■ **Written task**: Look for "React" in the listing below. Gather each line that contains it.

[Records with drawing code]
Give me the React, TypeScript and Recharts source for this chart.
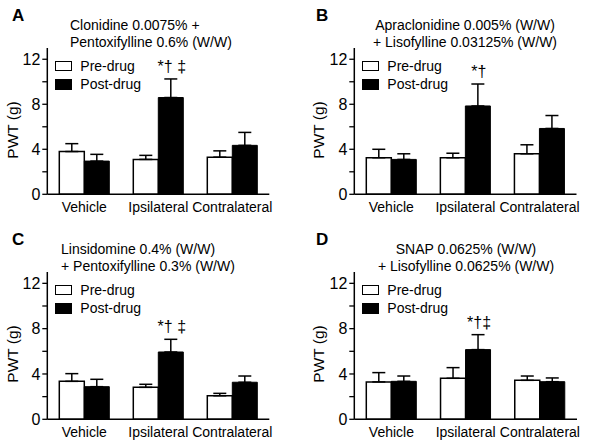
import React from "react";
import { BarChart, Bar, XAxis, YAxis, ErrorBar, LabelList, Legend } from "recharts";

const FONT = "'Liberation Sans', Arial, Helvetica, sans-serif";

const categories = ["Vehicle", "Ipsilateral", "Contralateral"];
const yTicks = [0, 2, 4, 6, 8, 10, 12];
const seriesNames = ["Pre-drug", "Post-drug"];
const seriesFills = ["#fff", "#000"];

// Panel A
const preA = [3.8, 3.1, 3.3];
const preErrA = [0.7, 0.36, 0.56];
const postA = [2.95, 8.6, 4.35];
const postErrA = [0.6, 1.65, 1.15];
const sigA = ["", "*\u2020 \u2021", ""];
const titleA = ["Clonidine 0.0075% +", "Pentoxifylline 0.6% (W/W)"];

// Panel B
const preB = [3.25, 3.25, 3.6];
const preErrB = [0.75, 0.4, 0.8];
const postB = [3.1, 7.85, 5.85];
const postErrB = [0.5, 1.95, 1.15];
const sigB = ["", "*\u2020", ""];
const titleB = ["Apraclonidine 0.005% (W/W)", "+ Lisofylline 0.03125% (W/W)"];

// Panel C
const preC = [3.35, 2.82, 2.08];
const preErrC = [0.68, 0.27, 0.21];
const postC = [2.88, 5.94, 3.27];
const postErrC = [0.65, 1.12, 0.55];
const sigC = ["", "*\u2020 \u2021", ""];
const titleC = ["Linsidomine 0.4% (W/W)", "+ Pentoxifylline 0.3% (W/W)"];

// Panel D
const preD = [3.3, 3.62, 3.44];
const preErrD = [0.82, 0.94, 0.38];
const postD = [3.35, 6.15, 3.32];
const postErrD = [0.47, 1.32, 0.33];
const sigD = ["", "*\u2020\u2021", ""];
const titleD = ["SNAP 0.0625% (W/W)", "+ Lisofylline 0.0625% (W/W)"];

type Row = {
  category: string;
  pre: number;
  preErr: number[];
  post: number;
  postErr: number[];
  sig: string;
};

function buildRows(pre: number[], preErr: number[], post: number[], postErr: number[], sig: string[]): Row[] {
  return categories.map((c, i) => ({
    category: c,
    pre: pre[i],
    preErr: [0, preErr[i]],
    post: post[i],
    postErr: [0, postErr[i]],
    sig: sig[i],
  }));
}

const LegendContent = () => (
  <div style={{ fontFamily: FONT, fontSize: 14, color: "#000" }}>
    {seriesNames.map((name, i) => (
      <div key={name} style={{ display: "flex", alignItems: "center", height: 18.3 }}>
        <div
          style={{
            width: 15,
            height: 8.5,
            border: "1.3px solid #000",
            background: seriesFills[i],
            marginRight: 8,
          }}
        />
        <span style={{ lineHeight: "18px" }}>{name}</span>
      </div>
    ))}
  </div>
);

type PanelProps = {
  left: number;
  top: number;
  rows: Row[];
  letter: string;
  title: string[];
  titleAlign: "left" | "center";
  titleX: number;
  plotLeft: number;
  plotRight: number;
  xAxisHeight: number;
  ylabelX: number;
};

function Panel(p: PanelProps) {
  const rows = p.rows;
  const sigContent = (props: any) => {
    const { x, y, width, height, value } = props;
    if (!value) return null;
    const r = rows.find((d) => d.sig === value);
    if (!r) return null;
    const pxPerUnit = Number(height) / r.post;
    const errTop = Number(y) - r.postErr[1] * pxPerUnit;
    return (
      <text
        x={Number(x) + Number(width) / 2 + 1}
        y={errTop - 7}
        textAnchor="middle"
        fontFamily={FONT}
        fontSize={16}
        fill="#000"
      >
        {value}
      </text>
    );
  };
  const yLabel = () => (
    <text
      x={p.ylabelX}
      y={130}
      transform={`rotate(-90, ${p.ylabelX}, 130)`}
      textAnchor="middle"
      fontFamily={FONT}
      fontSize={15.5}
      fill="#000"
    >
      PWT (g)
    </text>
  );
  return (
    <div style={{ position: "absolute", left: p.left, top: p.top, width: 301, height: 224 }}>
      <BarChart
        width={301}
        height={224}
        data={rows}
        margin={{ top: 48, right: 301 - p.plotRight, bottom: 0, left: p.plotLeft - 47 }}
        barGap={0}
        barSize={25}
      >
        <XAxis
          dataKey="category"
          interval={0}
          height={p.xAxisHeight}
          axisLine={{ stroke: "#000", strokeWidth: 1.5 }}
          tickLine={false}
          tick={{ fill: "#000", fontSize: 14, fontFamily: FONT }}
        />
        <YAxis
          width={47}
          domain={[0, 13]}
          ticks={yTicks}
          allowDataOverflow
          tickFormatter={(v: number) => (v % 4 === 0 ? String(v) : "")}
          tickSize={5}
          tickMargin={2}
          axisLine={{ stroke: "#000", strokeWidth: 1.5 }}
          tickLine={{ stroke: "#000", strokeWidth: 1.3 }}
          tick={{ fill: "#000", fontSize: 16, fontFamily: FONT }}
          label={{ content: yLabel }}
        />
        <Legend
          layout="vertical"
          align="center"
          verticalAlign="middle"
          content={LegendContent}
          wrapperStyle={{ left: p.plotLeft + 8, top: 57, width: 120, height: 40 }}
        />
        <Bar dataKey="pre" name={seriesNames[0]} fill={seriesFills[0]} stroke="#000" strokeWidth={1.5} isAnimationActive={false}>
          <ErrorBar dataKey="preErr" direction="y" width={6.5} stroke="#000" strokeWidth={1.5} />
        </Bar>
        <Bar dataKey="post" name={seriesNames[1]} fill={seriesFills[1]} stroke="#000" strokeWidth={1} isAnimationActive={false}>
          <ErrorBar dataKey="postErr" direction="y" width={6.5} stroke="#000" strokeWidth={1.5} />
          <LabelList dataKey="sig" content={sigContent} />
        </Bar>
      </BarChart>
      <svg
        width={301}
        height={224}
        style={{ position: "absolute", left: 0, top: 0, pointerEvents: "none" }}
      >
        <text x={p.left === 0 ? 12 : 15} y={21} fontFamily={FONT} fontSize={17} fontWeight="bold" fill="#000">
          {p.letter}
        </text>
        {p.title.map((t, i) => (
          <text
            key={i}
            x={p.titleX}
            y={30 + i * 16.5}
            textAnchor={p.titleAlign === "left" ? "start" : "middle"}
            fontFamily={FONT}
            fontSize={14}
            fill="#000"
          >
            {t}
          </text>
        ))}
      </svg>
    </div>
  );
}

const rowsA = buildRows(preA, preErrA, postA, postErrA, sigA);
const rowsB = buildRows(preB, preErrB, postB, postErrB, sigB);
const rowsC = buildRows(preC, preErrC, postC, postErrC, sigC);
const rowsD = buildRows(preD, preErrD, postD, postErrD, sigD);

export default function App() {
  return (
    <div style={{ position: "absolute", left: 0, top: 0, width: 602, height: 448, background: "#fff" }}>
      <Panel left={0} top={0} rows={rowsA} letter="A" title={titleA} titleAlign="left" titleX={70}
        plotLeft={47.3} plotRight={269.3} xAxisHeight={29.7} ylabelX={18} />
      <Panel left={301} top={0} rows={rowsB} letter="B" title={titleB} titleAlign="center" titleX={164}
        plotLeft={53.3} plotRight={275.5} xAxisHeight={29.7} ylabelX={23} />
      <Panel left={0} top={224} rows={rowsC} letter="C" title={titleC} titleAlign="left" titleX={61}
        plotLeft={47.3} plotRight={269.3} xAxisHeight={28.7} ylabelX={18} />
      <Panel left={301} top={224} rows={rowsD} letter="D" title={titleD} titleAlign="center" titleX={165}
        plotLeft={53.3} plotRight={276} xAxisHeight={28.7} ylabelX={23} />
    </div>
  );
}
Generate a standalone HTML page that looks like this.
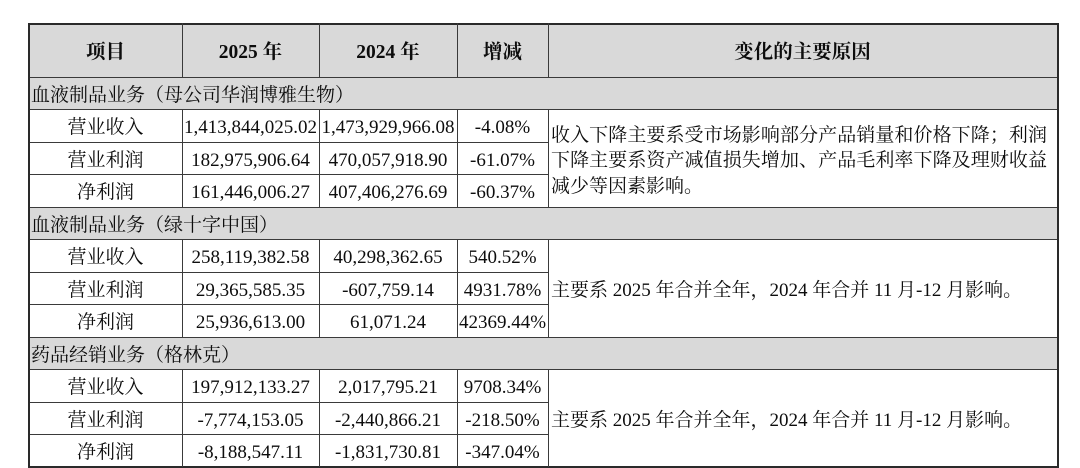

■ **Answer to this problem**:
Give me the React, TypeScript and Recharts source for this chart.
import React from "react";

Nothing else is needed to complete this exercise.